--- start of INFORMATION SUPPLIED ---

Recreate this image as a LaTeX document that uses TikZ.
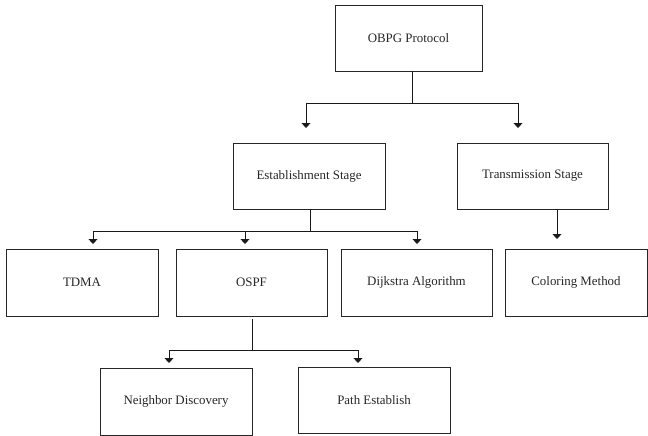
\documentclass[tikz,border=0pt]{standalone}
\usepackage{fontspec}
\setmainfont{Liberation Serif}
\usetikzlibrary{arrows.meta}
\begin{document}
\begin{tikzpicture}[x=1pt,y=-1pt,
  box/.style={draw=black!85, line width=0.9pt, minimum width=151pt, minimum height=66pt,
    inner sep=0pt, font=\fontsize{12.9}{15}\selectfont, text=black!85},
  conn/.style={line width=0.8pt, draw=black!90},
  arr/.style={conn, -{Triangle[width=9pt,length=5pt]}}]
\useasboundingbox (0,0) rectangle (648,436);
% boxes
\node[box, minimum width=147pt] (obpg) at (408.5,38) {OBPG Protocol};
\node[box, minimum width=152pt] (est) at (309,176) {Establishment Stage};
\node[box] (tr) at (532.5,176) {Transmission Stage};
\node[box, minimum width=152pt, minimum height=67pt] (tdma) at (82,282.5) {TDMA};
\node[box, minimum height=67pt] (ospf) at (251.5,282.5) {OSPF};
\node[box, minimum height=67pt] (dij) at (416.5,282.5) {Dijkstra Algorithm};
\node[box, minimum width=142pt, minimum height=67pt] (col) at (576,282.5) {Coloring Method};
\node[box, minimum width=152pt, minimum height=67pt] (nd) at (176,401.5) {Neighbor Discovery};
\node[box, minimum width=152pt] (pe) at (374,400) {Path Establish};
% junctions and arrow tips
\coordinate (j1) at (412,103);
\coordinate (tEst) at (306,128);
\coordinate (tTr) at (518,128);
\coordinate (j2) at (310,231);
\coordinate (tTdma) at (93,244);
\coordinate (tOspf) at (245,244);
\coordinate (tDij) at (417,244);
\coordinate (tCol) at (557,239);
\coordinate (j3) at (252,350);
\coordinate (tNd) at (169,363);
\coordinate (tPe) at (358,363);
% connectors
\draw[conn] (obpg.south -| j1) -- (j1);
\draw[arr] (j1) -| (tEst);
\draw[arr] (j1) -| (tTr);
\draw[conn] (est.south -| j2) -- (j2);
\draw[arr] (j2) -| (tTdma);
\draw[arr] (j2) -| (tOspf);
\draw[arr] (j2) -| (tDij);
\draw[arr] (tr.south -| tCol) -- (tCol);
\draw[conn, shorten <=3pt] (ospf.south -| j3) -- (j3);
\draw[arr] (j3) -| (tNd);
\draw[arr] (j3) -| (tPe);
\end{tikzpicture}
\end{document}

--- end of INFORMATION SUPPLIED ---

JOB
Quote everything in the listing above exactly; pictures are the only thing to omit.

THE REPLY
Recreate this image as a LaTeX document that uses TikZ.
\documentclass[tikz,border=0pt]{standalone}
\usepackage{fontspec}
\setmainfont{Liberation Serif}
\usetikzlibrary{arrows.meta}
\begin{document}
\begin{tikzpicture}[x=1pt,y=-1pt,
  box/.style={draw=black!85, line width=0.9pt, minimum width=151pt, minimum height=66pt,
    inner sep=0pt, font=\fontsize{12.9}{15}\selectfont, text=black!85},
  conn/.style={line width=0.8pt, draw=black!90},
  arr/.style={conn, -{Triangle[width=9pt,length=5pt]}}]
\useasboundingbox (0,0) rectangle (648,436);
% boxes
\node[box, minimum width=147pt] (obpg) at (408.5,38) {OBPG Protocol};
\node[box, minimum width=152pt] (est) at (309,176) {Establishment Stage};
\node[box] (tr) at (532.5,176) {Transmission Stage};
\node[box, minimum width=152pt, minimum height=67pt] (tdma) at (82,282.5) {TDMA};
\node[box, minimum height=67pt] (ospf) at (251.5,282.5) {OSPF};
\node[box, minimum height=67pt] (dij) at (416.5,282.5) {Dijkstra Algorithm};
\node[box, minimum width=142pt, minimum height=67pt] (col) at (576,282.5) {Coloring Method};
\node[box, minimum width=152pt, minimum height=67pt] (nd) at (176,401.5) {Neighbor Discovery};
\node[box, minimum width=152pt] (pe) at (374,400) {Path Establish};
% junctions and arrow tips
\coordinate (j1) at (412,103);
\coordinate (tEst) at (306,128);
\coordinate (tTr) at (518,128);
\coordinate (j2) at (310,231);
\coordinate (tTdma) at (93,244);
\coordinate (tOspf) at (245,244);
\coordinate (tDij) at (417,244);
\coordinate (tCol) at (557,239);
\coordinate (j3) at (252,350);
\coordinate (tNd) at (169,363);
\coordinate (tPe) at (358,363);
% connectors
\draw[conn] (obpg.south -| j1) -- (j1);
\draw[arr] (j1) -| (tEst);
\draw[arr] (j1) -| (tTr);
\draw[conn] (est.south -| j2) -- (j2);
\draw[arr] (j2) -| (tTdma);
\draw[arr] (j2) -| (tOspf);
\draw[arr] (j2) -| (tDij);
\draw[arr] (tr.south -| tCol) -- (tCol);
\draw[conn, shorten <=3pt] (ospf.south -| j3) -- (j3);
\draw[arr] (j3) -| (tNd);
\draw[arr] (j3) -| (tPe);
\end{tikzpicture}
\end{document}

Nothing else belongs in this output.